-- Begin --

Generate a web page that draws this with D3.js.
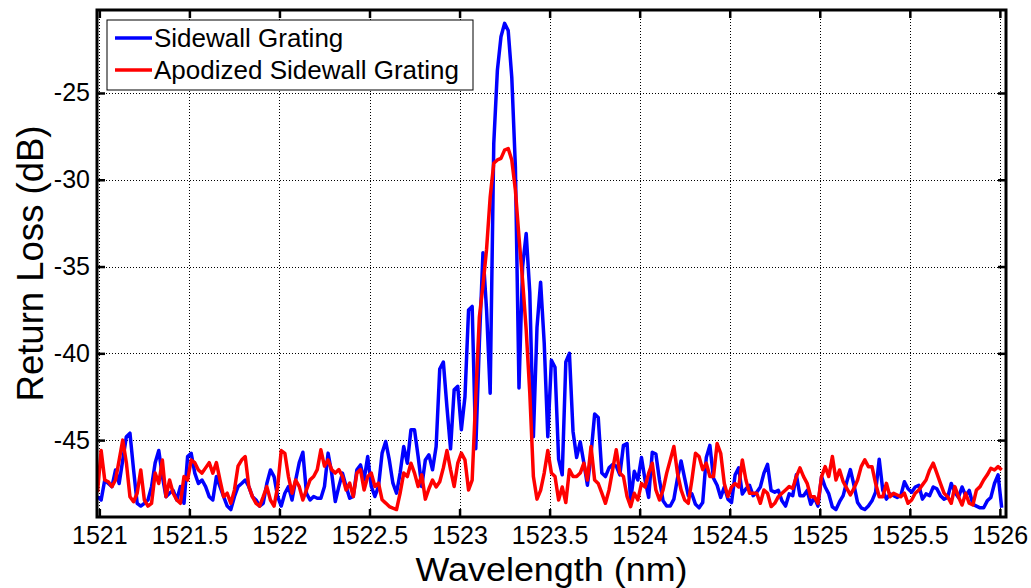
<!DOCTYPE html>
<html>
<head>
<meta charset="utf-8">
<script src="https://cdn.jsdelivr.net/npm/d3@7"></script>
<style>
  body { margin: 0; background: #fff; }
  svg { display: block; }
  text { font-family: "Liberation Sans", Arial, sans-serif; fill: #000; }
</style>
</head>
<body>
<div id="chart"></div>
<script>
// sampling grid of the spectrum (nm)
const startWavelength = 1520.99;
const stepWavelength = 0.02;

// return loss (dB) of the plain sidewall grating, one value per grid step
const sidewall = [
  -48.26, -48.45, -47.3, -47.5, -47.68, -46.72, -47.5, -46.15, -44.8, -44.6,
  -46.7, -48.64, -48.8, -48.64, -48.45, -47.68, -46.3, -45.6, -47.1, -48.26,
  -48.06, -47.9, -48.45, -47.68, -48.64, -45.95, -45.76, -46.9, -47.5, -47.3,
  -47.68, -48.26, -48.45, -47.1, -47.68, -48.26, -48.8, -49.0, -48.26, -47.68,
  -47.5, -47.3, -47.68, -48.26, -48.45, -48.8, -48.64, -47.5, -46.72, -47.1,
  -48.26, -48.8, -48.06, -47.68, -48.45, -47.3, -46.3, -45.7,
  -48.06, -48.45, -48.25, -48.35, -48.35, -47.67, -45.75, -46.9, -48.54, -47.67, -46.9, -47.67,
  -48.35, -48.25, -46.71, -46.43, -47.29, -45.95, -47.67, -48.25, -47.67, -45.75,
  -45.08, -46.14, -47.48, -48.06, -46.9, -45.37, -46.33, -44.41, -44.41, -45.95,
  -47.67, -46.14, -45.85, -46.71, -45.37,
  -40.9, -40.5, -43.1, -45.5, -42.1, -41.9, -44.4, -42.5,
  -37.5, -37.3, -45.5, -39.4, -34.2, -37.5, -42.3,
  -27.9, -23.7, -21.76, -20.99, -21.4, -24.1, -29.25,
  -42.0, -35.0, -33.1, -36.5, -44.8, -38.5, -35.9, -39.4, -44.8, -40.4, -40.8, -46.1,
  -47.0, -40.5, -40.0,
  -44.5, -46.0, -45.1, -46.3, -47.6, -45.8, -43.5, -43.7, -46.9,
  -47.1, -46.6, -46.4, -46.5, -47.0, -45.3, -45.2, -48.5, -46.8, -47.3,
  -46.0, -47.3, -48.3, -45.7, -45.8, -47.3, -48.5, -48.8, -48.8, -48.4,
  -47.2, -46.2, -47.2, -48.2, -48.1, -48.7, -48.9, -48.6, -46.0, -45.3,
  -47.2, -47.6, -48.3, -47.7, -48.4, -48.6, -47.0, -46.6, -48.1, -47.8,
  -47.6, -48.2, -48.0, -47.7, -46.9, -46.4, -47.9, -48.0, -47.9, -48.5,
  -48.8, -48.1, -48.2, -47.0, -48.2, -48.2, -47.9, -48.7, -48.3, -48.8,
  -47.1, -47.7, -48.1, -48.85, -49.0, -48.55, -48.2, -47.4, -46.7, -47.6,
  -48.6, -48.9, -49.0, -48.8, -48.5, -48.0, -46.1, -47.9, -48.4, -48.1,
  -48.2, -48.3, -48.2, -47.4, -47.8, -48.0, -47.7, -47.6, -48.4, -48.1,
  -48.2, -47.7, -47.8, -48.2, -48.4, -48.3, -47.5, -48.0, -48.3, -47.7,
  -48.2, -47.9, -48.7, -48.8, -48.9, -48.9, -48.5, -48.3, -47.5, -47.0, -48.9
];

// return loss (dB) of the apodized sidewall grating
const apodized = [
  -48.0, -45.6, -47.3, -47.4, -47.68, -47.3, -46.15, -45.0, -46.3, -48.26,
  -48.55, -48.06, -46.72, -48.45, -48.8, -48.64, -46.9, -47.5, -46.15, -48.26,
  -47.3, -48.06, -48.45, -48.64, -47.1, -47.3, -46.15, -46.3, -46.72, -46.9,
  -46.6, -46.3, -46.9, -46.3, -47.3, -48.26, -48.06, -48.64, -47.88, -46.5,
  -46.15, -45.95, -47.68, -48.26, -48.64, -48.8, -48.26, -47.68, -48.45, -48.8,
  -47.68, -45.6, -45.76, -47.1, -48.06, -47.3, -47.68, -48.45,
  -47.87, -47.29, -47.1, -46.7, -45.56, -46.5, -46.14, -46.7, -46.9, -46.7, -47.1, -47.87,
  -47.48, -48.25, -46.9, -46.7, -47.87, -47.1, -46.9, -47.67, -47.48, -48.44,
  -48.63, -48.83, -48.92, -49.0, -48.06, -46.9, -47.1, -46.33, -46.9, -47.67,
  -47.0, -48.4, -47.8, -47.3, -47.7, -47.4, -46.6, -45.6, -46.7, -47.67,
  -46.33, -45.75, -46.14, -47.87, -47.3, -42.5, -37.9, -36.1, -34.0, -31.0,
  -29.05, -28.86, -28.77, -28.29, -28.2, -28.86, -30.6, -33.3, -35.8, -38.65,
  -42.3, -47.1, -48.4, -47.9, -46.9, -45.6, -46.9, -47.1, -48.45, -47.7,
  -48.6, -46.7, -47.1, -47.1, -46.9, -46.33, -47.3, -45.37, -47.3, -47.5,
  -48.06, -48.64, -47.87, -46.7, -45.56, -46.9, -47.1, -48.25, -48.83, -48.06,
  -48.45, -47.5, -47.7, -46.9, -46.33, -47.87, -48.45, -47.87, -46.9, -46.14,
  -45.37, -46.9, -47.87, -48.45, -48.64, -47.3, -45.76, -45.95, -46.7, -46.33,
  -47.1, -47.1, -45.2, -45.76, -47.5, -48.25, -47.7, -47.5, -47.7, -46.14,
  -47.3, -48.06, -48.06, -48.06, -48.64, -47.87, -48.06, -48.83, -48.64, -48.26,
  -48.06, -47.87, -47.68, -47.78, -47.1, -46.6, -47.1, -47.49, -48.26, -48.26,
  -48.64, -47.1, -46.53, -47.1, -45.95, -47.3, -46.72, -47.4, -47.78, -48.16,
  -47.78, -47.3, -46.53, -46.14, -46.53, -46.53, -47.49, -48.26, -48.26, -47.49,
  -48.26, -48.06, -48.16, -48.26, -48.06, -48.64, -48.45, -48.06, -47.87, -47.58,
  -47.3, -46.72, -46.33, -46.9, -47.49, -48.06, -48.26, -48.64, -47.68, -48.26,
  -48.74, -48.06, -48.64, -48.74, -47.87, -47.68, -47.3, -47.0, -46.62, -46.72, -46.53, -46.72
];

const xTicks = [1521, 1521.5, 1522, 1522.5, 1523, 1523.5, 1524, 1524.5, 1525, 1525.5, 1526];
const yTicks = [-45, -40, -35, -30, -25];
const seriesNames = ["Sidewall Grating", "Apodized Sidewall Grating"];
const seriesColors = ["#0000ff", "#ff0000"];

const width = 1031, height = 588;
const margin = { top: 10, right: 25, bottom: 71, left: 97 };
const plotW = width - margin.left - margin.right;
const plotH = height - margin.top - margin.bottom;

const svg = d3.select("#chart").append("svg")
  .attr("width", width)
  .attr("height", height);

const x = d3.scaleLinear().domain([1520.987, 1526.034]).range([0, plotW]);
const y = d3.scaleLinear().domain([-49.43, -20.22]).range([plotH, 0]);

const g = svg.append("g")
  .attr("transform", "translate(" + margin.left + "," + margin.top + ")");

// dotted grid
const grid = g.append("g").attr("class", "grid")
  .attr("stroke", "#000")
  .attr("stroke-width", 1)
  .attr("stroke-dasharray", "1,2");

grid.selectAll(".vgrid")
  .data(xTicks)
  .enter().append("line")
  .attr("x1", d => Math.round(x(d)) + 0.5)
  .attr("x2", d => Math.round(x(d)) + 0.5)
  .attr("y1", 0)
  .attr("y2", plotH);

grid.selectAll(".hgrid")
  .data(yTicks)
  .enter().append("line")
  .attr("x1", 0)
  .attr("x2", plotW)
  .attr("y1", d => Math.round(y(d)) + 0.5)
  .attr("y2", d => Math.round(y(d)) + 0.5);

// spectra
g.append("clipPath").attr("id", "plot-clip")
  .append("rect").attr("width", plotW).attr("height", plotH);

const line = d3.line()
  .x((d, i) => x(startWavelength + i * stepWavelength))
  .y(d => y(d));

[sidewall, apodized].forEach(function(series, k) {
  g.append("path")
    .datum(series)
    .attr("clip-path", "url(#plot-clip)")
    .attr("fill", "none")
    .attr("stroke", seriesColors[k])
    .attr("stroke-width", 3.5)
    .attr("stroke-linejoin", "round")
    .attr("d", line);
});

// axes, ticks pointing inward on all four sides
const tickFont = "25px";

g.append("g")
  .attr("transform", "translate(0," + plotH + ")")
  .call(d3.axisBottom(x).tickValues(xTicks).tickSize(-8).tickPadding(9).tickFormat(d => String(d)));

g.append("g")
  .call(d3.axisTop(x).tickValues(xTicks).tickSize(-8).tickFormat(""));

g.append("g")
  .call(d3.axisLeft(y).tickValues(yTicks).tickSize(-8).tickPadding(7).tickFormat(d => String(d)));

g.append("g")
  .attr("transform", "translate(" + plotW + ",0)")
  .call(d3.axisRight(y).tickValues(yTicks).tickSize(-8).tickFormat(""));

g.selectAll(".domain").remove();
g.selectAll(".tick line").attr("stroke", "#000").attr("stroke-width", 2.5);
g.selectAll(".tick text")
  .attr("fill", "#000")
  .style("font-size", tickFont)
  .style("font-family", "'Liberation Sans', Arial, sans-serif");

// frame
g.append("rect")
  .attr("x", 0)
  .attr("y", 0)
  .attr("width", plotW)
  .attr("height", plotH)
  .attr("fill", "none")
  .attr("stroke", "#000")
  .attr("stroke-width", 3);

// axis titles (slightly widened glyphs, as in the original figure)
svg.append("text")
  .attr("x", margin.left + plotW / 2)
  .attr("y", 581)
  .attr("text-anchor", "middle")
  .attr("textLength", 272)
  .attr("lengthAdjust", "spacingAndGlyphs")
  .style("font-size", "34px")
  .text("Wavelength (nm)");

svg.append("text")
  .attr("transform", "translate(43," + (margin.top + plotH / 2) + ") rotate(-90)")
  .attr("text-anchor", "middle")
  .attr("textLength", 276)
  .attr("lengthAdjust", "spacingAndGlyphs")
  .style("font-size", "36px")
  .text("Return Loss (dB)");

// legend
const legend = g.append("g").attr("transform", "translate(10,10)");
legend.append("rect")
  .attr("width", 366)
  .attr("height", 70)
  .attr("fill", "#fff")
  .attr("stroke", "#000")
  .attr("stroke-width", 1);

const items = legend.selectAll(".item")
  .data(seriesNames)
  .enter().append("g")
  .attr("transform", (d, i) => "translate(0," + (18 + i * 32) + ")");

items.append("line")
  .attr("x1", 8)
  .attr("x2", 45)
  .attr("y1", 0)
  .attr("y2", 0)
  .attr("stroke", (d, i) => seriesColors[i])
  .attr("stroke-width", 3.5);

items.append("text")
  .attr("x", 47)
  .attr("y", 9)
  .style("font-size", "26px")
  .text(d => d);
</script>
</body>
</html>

-- End --

• [TASK DETAILS]
Leave the pictures out and please restate exactly the lines running from the start of the material through the one with "const stepWavelength = 0.02;".

• [EXERCISE ANSWER]
Generate a web page that draws this with D3.js.
<!DOCTYPE html>
<html>
<head>
<meta charset="utf-8">
<script src="https://cdn.jsdelivr.net/npm/d3@7"></script>
<style>
  body { margin: 0; background: #fff; }
  svg { display: block; }
  text { font-family: "Liberation Sans", Arial, sans-serif; fill: #000; }
</style>
</head>
<body>
<div id="chart"></div>
<script>
// sampling grid of the spectrum (nm)
const startWavelength = 1520.99;
const stepWavelength = 0.02;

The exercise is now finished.